Figure scripts
>> Begin
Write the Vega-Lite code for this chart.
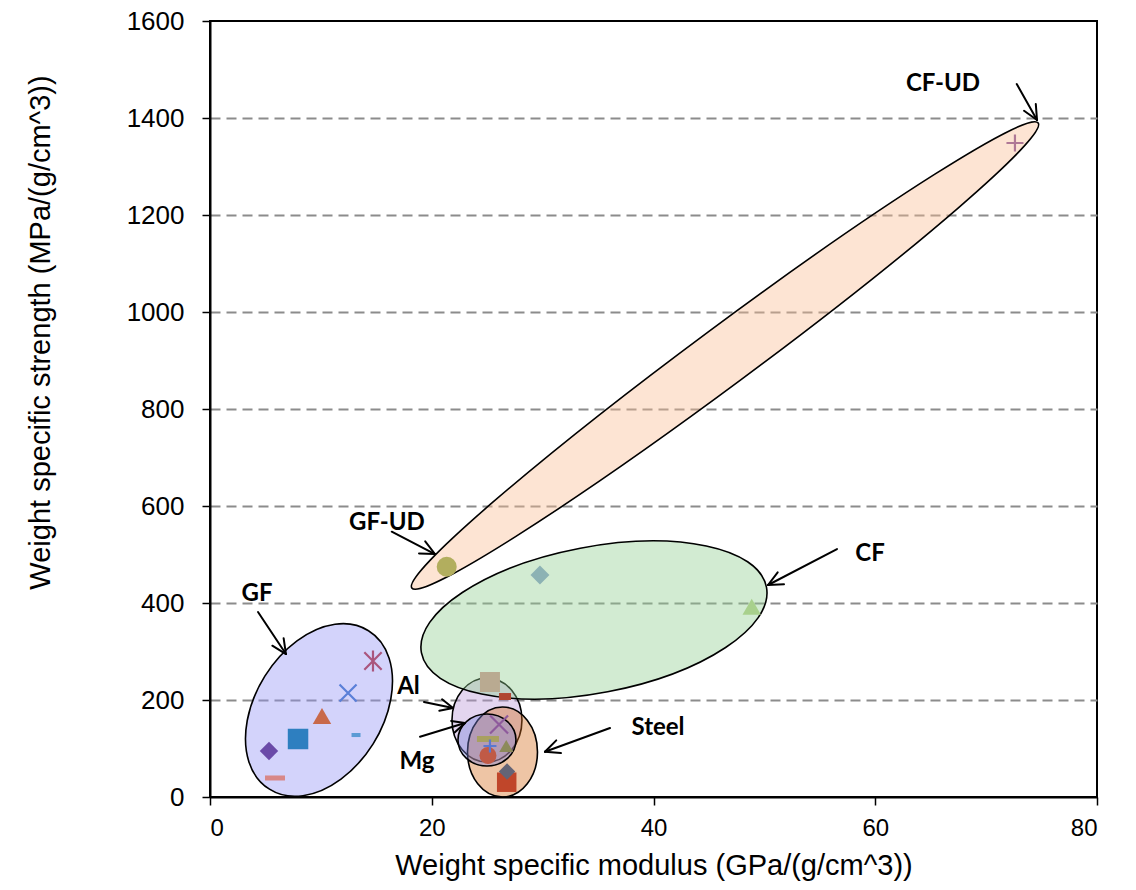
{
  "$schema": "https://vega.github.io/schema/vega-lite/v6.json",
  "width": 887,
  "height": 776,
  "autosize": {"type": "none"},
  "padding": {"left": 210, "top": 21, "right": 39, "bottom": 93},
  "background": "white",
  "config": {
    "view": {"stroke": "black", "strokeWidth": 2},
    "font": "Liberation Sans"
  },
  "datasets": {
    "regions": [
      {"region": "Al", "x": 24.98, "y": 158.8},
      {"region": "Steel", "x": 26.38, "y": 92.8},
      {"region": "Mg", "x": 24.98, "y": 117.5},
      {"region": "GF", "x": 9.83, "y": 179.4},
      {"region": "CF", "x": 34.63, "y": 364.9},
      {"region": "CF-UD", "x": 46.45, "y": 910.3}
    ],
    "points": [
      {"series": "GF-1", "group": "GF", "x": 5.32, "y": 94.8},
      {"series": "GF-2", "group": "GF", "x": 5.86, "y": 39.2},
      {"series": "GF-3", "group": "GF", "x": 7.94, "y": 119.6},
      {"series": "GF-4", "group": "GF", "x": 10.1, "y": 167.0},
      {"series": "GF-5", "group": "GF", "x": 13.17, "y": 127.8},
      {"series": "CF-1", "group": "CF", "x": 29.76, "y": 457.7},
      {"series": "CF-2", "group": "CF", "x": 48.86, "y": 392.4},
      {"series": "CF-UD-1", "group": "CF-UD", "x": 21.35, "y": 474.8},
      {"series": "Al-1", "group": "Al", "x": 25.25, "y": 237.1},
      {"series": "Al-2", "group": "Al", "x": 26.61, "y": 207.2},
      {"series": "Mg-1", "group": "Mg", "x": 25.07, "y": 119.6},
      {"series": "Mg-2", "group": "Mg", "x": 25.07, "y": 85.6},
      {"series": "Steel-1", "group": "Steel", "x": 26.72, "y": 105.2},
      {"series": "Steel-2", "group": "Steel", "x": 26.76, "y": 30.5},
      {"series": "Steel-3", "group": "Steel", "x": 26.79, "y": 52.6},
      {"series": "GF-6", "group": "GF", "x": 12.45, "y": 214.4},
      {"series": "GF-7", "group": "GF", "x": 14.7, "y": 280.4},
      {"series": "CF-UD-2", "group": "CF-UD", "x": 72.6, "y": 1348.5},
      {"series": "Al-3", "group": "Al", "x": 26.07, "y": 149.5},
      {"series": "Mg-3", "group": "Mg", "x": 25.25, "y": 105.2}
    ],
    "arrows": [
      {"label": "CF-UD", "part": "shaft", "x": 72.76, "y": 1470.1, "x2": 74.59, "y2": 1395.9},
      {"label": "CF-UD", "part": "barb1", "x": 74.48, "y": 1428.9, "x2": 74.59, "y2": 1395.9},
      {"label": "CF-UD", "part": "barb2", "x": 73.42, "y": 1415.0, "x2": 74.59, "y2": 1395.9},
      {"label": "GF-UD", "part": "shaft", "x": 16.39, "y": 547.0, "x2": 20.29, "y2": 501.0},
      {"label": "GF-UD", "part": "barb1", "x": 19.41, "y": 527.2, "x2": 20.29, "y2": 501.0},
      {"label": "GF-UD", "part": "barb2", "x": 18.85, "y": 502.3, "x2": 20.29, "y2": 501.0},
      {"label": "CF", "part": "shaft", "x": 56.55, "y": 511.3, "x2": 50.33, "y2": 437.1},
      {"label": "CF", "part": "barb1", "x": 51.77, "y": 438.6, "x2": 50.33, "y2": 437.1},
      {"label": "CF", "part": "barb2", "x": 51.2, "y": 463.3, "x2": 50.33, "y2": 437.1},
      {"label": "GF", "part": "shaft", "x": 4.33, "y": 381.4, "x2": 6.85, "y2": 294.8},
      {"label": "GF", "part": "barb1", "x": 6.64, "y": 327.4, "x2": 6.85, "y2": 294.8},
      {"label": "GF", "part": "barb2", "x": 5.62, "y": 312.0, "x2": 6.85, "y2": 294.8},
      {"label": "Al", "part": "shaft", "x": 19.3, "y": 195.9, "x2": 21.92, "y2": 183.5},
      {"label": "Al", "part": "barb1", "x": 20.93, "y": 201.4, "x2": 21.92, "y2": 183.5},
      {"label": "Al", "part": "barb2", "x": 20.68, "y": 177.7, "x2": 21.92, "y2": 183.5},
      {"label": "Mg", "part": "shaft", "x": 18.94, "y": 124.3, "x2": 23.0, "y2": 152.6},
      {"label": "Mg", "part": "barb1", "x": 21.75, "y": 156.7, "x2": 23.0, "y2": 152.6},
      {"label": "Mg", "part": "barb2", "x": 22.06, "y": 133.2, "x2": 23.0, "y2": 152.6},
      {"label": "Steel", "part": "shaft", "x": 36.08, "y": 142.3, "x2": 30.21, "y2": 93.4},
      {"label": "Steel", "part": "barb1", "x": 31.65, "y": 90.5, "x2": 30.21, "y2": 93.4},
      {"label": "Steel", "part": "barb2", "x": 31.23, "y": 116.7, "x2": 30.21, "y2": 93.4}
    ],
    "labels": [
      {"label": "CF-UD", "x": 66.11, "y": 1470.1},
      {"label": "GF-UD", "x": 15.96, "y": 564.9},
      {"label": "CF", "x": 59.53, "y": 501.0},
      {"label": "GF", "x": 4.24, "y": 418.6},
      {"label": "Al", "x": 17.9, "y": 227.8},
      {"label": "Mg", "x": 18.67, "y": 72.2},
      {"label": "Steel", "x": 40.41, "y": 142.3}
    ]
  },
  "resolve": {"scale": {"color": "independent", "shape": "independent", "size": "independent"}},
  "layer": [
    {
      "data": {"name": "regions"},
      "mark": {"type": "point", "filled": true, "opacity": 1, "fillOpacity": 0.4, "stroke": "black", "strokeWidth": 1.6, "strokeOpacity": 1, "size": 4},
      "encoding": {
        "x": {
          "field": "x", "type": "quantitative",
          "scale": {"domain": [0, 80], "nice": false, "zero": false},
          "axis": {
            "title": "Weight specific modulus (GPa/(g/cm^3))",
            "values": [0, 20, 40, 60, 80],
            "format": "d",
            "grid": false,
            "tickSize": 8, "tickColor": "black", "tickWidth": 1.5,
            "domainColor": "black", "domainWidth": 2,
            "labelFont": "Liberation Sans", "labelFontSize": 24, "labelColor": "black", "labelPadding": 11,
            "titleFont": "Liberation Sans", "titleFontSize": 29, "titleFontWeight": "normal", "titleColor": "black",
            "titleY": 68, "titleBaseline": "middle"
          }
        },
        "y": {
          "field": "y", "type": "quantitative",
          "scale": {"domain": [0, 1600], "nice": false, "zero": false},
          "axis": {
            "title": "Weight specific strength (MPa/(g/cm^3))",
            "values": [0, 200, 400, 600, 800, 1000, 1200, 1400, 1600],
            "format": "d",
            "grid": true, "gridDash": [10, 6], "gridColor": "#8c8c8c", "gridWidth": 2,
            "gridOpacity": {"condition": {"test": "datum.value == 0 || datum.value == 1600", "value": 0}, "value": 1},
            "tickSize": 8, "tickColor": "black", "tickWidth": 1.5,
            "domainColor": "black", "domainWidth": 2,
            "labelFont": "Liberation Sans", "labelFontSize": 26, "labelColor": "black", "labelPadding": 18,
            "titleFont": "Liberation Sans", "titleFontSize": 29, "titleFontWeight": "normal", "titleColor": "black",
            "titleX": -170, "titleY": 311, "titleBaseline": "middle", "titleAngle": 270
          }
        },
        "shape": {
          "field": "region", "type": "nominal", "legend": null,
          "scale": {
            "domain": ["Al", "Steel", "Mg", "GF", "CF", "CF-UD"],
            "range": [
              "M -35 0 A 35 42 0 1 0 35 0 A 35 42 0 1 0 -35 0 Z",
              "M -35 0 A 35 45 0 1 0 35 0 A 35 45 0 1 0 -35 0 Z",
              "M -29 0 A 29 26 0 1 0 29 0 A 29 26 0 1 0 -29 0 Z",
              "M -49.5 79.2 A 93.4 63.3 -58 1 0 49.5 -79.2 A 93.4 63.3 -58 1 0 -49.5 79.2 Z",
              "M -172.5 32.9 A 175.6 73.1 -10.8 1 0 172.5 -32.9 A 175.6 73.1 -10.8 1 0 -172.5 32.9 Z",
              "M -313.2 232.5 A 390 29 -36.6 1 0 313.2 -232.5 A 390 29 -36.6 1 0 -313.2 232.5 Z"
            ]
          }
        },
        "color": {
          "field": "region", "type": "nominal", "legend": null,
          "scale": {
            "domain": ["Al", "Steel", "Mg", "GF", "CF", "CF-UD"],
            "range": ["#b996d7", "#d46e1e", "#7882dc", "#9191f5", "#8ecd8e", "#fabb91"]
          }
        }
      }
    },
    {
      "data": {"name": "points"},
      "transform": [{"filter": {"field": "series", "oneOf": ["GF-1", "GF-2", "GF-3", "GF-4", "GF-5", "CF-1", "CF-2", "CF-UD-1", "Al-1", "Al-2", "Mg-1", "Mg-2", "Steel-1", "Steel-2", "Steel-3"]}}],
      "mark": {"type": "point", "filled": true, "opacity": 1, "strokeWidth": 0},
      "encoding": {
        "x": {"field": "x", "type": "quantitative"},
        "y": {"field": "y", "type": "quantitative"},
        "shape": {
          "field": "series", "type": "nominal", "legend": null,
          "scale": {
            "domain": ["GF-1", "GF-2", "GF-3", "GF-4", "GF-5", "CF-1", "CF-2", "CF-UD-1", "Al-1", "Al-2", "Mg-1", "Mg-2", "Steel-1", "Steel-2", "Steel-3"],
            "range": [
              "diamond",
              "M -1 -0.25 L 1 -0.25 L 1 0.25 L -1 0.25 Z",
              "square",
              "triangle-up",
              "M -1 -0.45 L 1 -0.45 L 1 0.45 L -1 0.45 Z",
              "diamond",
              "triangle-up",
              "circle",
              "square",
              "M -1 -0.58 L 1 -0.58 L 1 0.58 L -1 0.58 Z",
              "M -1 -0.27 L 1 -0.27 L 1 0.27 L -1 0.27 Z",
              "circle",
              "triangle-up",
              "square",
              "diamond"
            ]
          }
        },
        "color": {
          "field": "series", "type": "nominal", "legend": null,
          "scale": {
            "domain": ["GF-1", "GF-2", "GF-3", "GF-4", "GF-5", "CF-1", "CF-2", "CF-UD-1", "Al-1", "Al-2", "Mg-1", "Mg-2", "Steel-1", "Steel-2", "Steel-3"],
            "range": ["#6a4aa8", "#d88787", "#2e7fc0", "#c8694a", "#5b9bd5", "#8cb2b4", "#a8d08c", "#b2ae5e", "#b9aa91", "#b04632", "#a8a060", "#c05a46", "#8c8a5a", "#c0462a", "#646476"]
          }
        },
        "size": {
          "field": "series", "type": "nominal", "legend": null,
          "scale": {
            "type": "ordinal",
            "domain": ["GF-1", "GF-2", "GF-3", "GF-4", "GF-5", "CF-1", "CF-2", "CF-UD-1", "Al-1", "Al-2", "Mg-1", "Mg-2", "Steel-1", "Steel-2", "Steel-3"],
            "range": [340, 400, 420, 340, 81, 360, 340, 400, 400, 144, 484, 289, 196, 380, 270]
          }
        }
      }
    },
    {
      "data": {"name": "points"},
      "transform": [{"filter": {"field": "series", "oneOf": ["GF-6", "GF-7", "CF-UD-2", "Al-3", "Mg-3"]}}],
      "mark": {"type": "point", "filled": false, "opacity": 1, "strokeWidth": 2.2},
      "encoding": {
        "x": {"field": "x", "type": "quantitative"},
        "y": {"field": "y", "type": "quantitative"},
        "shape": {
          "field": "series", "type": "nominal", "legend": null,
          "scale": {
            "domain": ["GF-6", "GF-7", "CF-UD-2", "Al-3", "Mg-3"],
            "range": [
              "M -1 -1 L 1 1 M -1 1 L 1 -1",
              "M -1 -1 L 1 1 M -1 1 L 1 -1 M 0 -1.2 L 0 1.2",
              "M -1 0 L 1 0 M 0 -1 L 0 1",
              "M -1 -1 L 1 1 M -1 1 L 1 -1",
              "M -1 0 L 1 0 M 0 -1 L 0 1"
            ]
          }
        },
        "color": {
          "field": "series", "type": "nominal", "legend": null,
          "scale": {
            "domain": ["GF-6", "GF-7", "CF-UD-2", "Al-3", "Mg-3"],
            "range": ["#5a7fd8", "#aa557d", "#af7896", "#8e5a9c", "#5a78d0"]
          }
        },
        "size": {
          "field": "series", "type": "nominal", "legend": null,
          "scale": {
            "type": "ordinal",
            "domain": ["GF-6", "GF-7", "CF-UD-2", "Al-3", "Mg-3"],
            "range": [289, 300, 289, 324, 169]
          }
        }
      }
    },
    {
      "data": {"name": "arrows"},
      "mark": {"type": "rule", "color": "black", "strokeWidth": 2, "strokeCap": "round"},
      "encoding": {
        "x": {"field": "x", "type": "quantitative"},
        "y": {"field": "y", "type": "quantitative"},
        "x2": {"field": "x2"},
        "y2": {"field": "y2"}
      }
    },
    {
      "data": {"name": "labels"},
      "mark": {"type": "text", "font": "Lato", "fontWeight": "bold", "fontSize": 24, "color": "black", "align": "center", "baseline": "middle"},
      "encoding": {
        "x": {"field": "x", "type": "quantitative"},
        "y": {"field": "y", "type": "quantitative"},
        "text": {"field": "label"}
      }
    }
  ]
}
>> End
>> Begin
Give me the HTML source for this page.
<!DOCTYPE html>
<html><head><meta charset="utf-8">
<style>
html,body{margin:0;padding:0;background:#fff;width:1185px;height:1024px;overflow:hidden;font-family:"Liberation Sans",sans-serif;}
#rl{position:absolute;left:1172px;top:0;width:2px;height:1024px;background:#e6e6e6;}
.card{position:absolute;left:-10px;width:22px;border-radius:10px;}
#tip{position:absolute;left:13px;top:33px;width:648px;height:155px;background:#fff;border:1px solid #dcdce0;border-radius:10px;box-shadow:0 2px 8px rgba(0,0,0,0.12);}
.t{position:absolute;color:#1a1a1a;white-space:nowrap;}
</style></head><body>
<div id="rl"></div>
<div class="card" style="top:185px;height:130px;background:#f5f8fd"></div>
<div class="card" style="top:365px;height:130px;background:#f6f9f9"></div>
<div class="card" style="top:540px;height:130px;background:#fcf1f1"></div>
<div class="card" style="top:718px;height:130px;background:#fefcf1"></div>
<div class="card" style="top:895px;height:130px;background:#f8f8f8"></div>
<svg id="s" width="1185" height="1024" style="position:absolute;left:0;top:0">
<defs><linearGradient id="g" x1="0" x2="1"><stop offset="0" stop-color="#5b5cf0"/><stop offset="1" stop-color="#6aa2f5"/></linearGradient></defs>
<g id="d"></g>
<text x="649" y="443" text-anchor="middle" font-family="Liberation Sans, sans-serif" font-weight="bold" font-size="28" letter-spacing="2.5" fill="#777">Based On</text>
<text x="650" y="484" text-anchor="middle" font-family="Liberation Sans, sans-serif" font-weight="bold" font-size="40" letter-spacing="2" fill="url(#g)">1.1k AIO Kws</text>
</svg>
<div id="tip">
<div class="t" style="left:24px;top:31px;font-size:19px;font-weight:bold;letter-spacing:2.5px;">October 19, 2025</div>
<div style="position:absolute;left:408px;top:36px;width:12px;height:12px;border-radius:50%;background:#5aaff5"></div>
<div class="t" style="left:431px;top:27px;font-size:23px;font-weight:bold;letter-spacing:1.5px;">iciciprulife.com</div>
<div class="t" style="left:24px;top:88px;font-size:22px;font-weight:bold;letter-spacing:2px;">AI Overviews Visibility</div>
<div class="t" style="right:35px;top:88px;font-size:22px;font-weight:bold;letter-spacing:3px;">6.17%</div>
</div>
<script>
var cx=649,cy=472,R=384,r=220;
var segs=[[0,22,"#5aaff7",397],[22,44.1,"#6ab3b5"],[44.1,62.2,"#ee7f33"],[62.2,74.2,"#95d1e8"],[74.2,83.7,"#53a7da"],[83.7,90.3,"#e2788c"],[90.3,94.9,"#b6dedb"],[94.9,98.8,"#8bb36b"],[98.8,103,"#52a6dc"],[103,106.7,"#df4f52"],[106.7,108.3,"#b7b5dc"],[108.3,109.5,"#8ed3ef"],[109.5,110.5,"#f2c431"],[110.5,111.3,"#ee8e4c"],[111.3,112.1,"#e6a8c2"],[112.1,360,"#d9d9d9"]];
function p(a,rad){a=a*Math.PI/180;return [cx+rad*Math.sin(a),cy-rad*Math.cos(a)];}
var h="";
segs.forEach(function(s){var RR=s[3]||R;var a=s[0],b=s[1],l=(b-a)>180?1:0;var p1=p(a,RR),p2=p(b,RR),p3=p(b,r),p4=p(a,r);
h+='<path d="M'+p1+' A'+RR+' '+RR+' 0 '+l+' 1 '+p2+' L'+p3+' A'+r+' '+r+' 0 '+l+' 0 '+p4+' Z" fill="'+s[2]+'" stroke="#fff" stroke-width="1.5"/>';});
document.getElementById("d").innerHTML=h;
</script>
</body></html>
>> End
### WHAT IS EXPECTED:
Filter the records above and return every line that holds the word "this".

### EXERCISE OUTPUT:
Write the Vega-Lite code for this chart.
Give me the HTML source for this page.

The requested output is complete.